Они вместе дошли до президентского кабинета.
— Нэнни, я должна делать то, что правильно, или то, что популярно? Где грань между желанием, чтобы тебя поняли и желанием, чтобы тебя любили? Как это поможет мне изменить мнение маленького человека, который говорит, что не готов идти туда, куда, по моему мнению, ему надо идти? Не делайте это сложнее, чем есть, Нэнни, потому, что это и так уже слишком сложно.
Энф разочарованно сказал:
— Все, что я хотел, это помочь вам достигнуть успеха. Ваш имидж — важная его часть.
Лейя грустно усмехнулась
— Хоть он и нуждается в реабилитации.
— В некоторых кругах — там, где ваша известность недостаточно широко освещена. Я не собираюсь затуманивать воздух ложью, наоборот, я хочу очистить его от грязной лжи, выпущенной на вас другими.
— Мон Мотма никогда не пользовалась услугами имиджмейкеров, а ей приходилось куда труднее, чем мне. Нет, мне это не нужно.
Через несколько часов Лейя рассказала об этой беседе Хэну, когда они с детьми обедали. Она ожидала, что Хэн поддержит ее решение, но его лицо ничего не выразило.
— Что? В чем дело, Хэн?
— Ничего. Продолжай, я слушаю.
Лейя встряхнула головой.
— Нет, я знаю этот твой взгляд. Он молчаливо говорит: «лучше я ничего не скажу, потому, что иначе будет еще хуже».
Хэн усмехнулся:
— Я тоже знаю, что ты думаешь: «Я расскажу ему это потому, что он достаточно глуп, чтобы сказать то, что думает по этому поводу».

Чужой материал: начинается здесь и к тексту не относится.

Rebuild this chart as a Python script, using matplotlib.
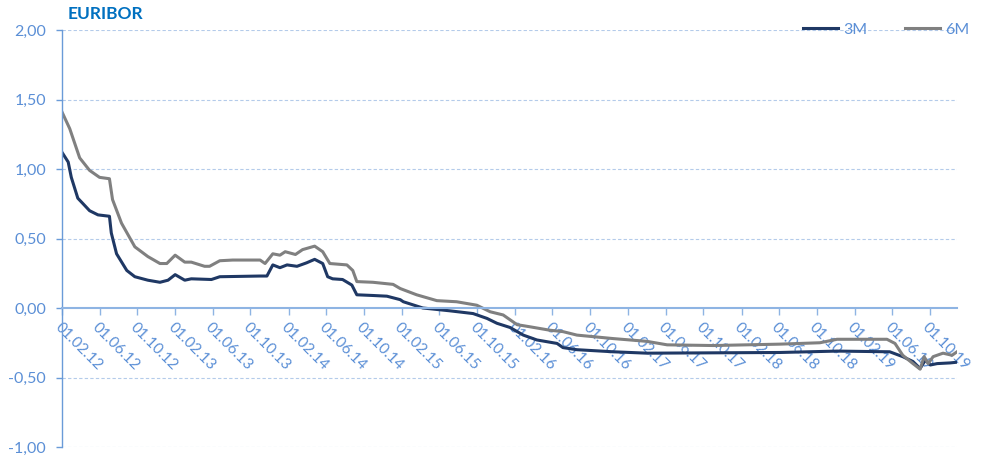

— Хэн, так почему ты просто не скажешь мне, что ты думаешь?
Хэн фыркнул:
— Ох, эти женщины! Они всегда хотят, чтобы ты сказал то, что думаешь, но что бы ты ни сказал, это будет неправильно.
Лейя улыбнулась.
— Да, пока ты не поймешь правила игры.
Хэн вздохнул.
— Что меня пугает, так это то, что Джайна слишком быстро узнает эти правила. Пару дней назад я получил послание от старого знакомого, он раньше был контрабандистом, но потом завязал и начал честную жизнь. Сейчас он живет на Фокаске, мы давно уже не общались с ним…

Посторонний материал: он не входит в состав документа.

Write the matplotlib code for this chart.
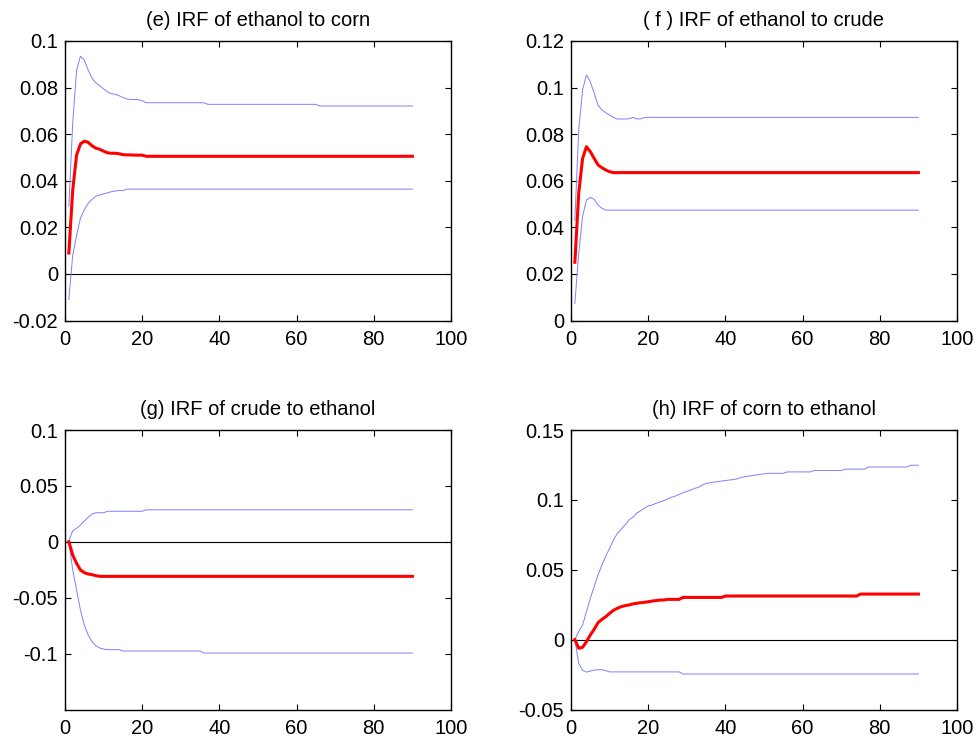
import numpy as np
import matplotlib
matplotlib.use('Agg')
import matplotlib.pyplot as plt

plt.rcParams['font.family'] = ['Liberation Sans', 'DejaVu Sans']
plt.rcParams['axes.unicode_minus'] = False

# horizont (period 1..90)
t = np.arange(1, 91)

# (e) etanol na kukuruz
e_red = [0.009, 0.036, 0.051, 0.0558, 0.057, 0.0565, 0.055, 0.054, 0.0535, 0.0527,
         0.052, 0.0518, 0.0518, 0.0516, 0.0512, 0.0511, 0.0511, 0.051, 0.051, 0.051] + [0.0505] * 70
e_up = [0.029, 0.0647, 0.0875, 0.0935, 0.0918, 0.0875, 0.084, 0.082, 0.0808, 0.0794,
        0.0782, 0.0774, 0.0771, 0.0765, 0.0758, 0.0751, 0.0749, 0.0749, 0.0748, 0.0744] \
       + [0.0735] * 16 + [0.0728] * 29 + [0.0721] * 25
e_lo = [-0.011, 0.008, 0.0165, 0.024, 0.0275, 0.0303, 0.032, 0.0334, 0.0339, 0.0344,
        0.0348, 0.0353, 0.0356, 0.0358, 0.0358] + [0.0364] * 75

# (f) etanol na naftu
f_red = [0.025, 0.0546, 0.0696, 0.0746, 0.0725, 0.0696, 0.0668, 0.0656, 0.0646, 0.0639] + [0.0635] * 80
f_up = [0.043, 0.0818, 0.099, 0.1054, 0.1025, 0.0976, 0.0925, 0.0904, 0.0892, 0.0882,
        0.0872, 0.0865, 0.0865, 0.0865, 0.0866, 0.0872, 0.0866, 0.0865] + [0.0872] * 72
f_lo = [0.0074, 0.0288, 0.0446, 0.0517, 0.0529, 0.052, 0.0496, 0.0482] + [0.0474] * 82

# (g) nafta na etanol
g_red = [0.0, -0.0118, -0.0193, -0.0252, -0.0276, -0.0288, -0.0294, -0.0303] + [-0.0309] * 82
g_up = [0.001, 0.0099, 0.012, 0.015, 0.0186, 0.0219, 0.0249, 0.026, 0.026, 0.026] \
       + [0.0273] * 10 + [0.0286] * 70
g_lo = [0.0, -0.0252, -0.0431, -0.061, -0.0744, -0.0834, -0.0893, -0.0929, -0.095, -0.0959] \
       + [-0.0965] * 4 + [-0.0977] * 21 + [-0.0995] * 55

# (h) kukuruz na etanol
h_red = [0.0, -0.0062, -0.0055, -0.0015, 0.0033, 0.0074, 0.0121, 0.0145, 0.0164, 0.0188,
         0.021, 0.0224, 0.0236, 0.0243, 0.0248, 0.0255, 0.026, 0.0264, 0.0267, 0.0271,
         0.0276, 0.0279, 0.0283, 0.0283, 0.0288, 0.0288, 0.0288, 0.0288] \
        + [0.0302] * 11 + [0.0312] * 35 + [0.0326] * 16
h_up = [0.0, 0.0057, 0.0104, 0.02, 0.0295, 0.0379, 0.0462, 0.0534, 0.0598, 0.0653,
        0.0713, 0.076, 0.0789, 0.082, 0.0856, 0.0875, 0.0904, 0.0922, 0.094, 0.0956,
        0.0963, 0.0975, 0.0985, 0.0994, 0.1006, 0.1018, 0.1027, 0.1039, 0.1051, 0.1061,
        0.107, 0.1082, 0.109, 0.1105, 0.1118, 0.1122, 0.1127, 0.1131, 0.1135, 0.1138,
        0.1142, 0.1145, 0.115, 0.1161, 0.1165, 0.117, 0.1174, 0.1178, 0.1183, 0.1186] \
       + [0.119] * 5 + [0.120] * 7 + [0.121] * 8 + [0.122] * 6 + [0.1235] * 11 + [0.1248] * 3
h_lo = [0.0, -0.017, -0.022, -0.0232, -0.0225, -0.0218, -0.0215, -0.0215, -0.0222] \
       + [-0.0231] * 19 + [-0.0246] * 62

titles = ['(e) IRF of ethanol to corn', '( f ) IRF of ethanol to crude',
          '(g) IRF of crude to ethanol', '(h) IRF of corn to ethanol']
yticks = [[-0.02, 0, 0.02, 0.04, 0.06, 0.08, 0.1],
          [0, 0.02, 0.04, 0.06, 0.08, 0.1, 0.12],
          [-0.1, -0.05, 0, 0.05, 0.1],
          [-0.05, 0, 0.05, 0.1, 0.15]]
ytick_labels = [['-0.02', '0', '0.02', '0.04', '0.06', '0.08', '0.1'],
                ['0', '0.02', '0.04', '0.06', '0.08', '0.1', '0.12'],
                ['-0.1', '-0.05', '0', '0.05', '0.1'],
                ['-0.05', '0', '0.05', '0.1', '0.15']]
ylims = [(-0.02, 0.1), (0, 0.12), (-0.15, 0.1), (-0.05, 0.15)]
xticks = [0, 20, 40, 60, 80, 100]
series = [(e_red, e_up, e_lo), (f_red, f_up, f_lo), (g_red, g_up, g_lo), (h_red, h_up, h_lo)]

W, H = 979, 746
fig = plt.figure(figsize=(W / 100, H / 100), dpi=100)
# pozicije osa u pikselima: (levo, gore, desno, dole)
boxes = [(65, 41, 451, 320.5), (571, 41, 957, 320.5),
         (65, 430, 451, 709.5), (571, 430, 957, 709.5)]

for i in range(4):
    l, tp, r, b = boxes[i]
    ax = fig.add_axes([l / W, 1 - b / H, (r - l) / W, (b - tp) / H])
    red, up, lo = series[i]
    ax.axhline(0, color='black', lw=0.8, zorder=1)
    ax.plot(t, up, color='#7f7fff', lw=0.7, zorder=2)
    ax.plot(t, lo, color='#7f7fff', lw=0.7, zorder=2)
    ax.plot(t, red, color='#ff0000', lw=2.2, zorder=3)
    ax.set_xlim(0, 100)
    ax.set_ylim(*ylims[i])
    ax.set_xticks(xticks)
    ax.set_xticklabels([str(x) for x in xticks])
    ax.set_yticks(yticks[i])
    ax.set_yticklabels(ytick_labels[i])
    ax.tick_params(direction='in', top=True, right=True, length=4, width=0.8,
                   labelsize=14.5)
    ax.tick_params(axis='x', pad=7)
    ax.tick_params(axis='y', pad=5)
    for s in ax.spines.values():
        s.set_linewidth(1.0)
    ax.set_title(titles[i], fontsize=14.5, pad=11)

fig.savefig('out.png', dpi=100)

— И что же он интересного сообщил?
— Он прислал копию сообщения их местной сети новостей под заголовком: «Сожалеет ли принцесса о потерянной короне?».
— Вот как? И что бы это могло значить?
— Ну, о тебе всегда думали как о проводнике лучших идей Старой Республики, но сейчас, похоже, подозревают, что ты обратилась к еще более старым идеям — монархии. Можешь сама прочитать, если хочешь.
— А твой знакомый это как-то прокомментировал?
— Он в конце послания спрашивал: «Неужели это правда?»
Лейя ничего не сказала, но потом, когда они с Хэном стояли, обнявшись, и наблюдали за детьми, играющими в своем маленьком пруду, эти слова все еще звучали в ее ушах.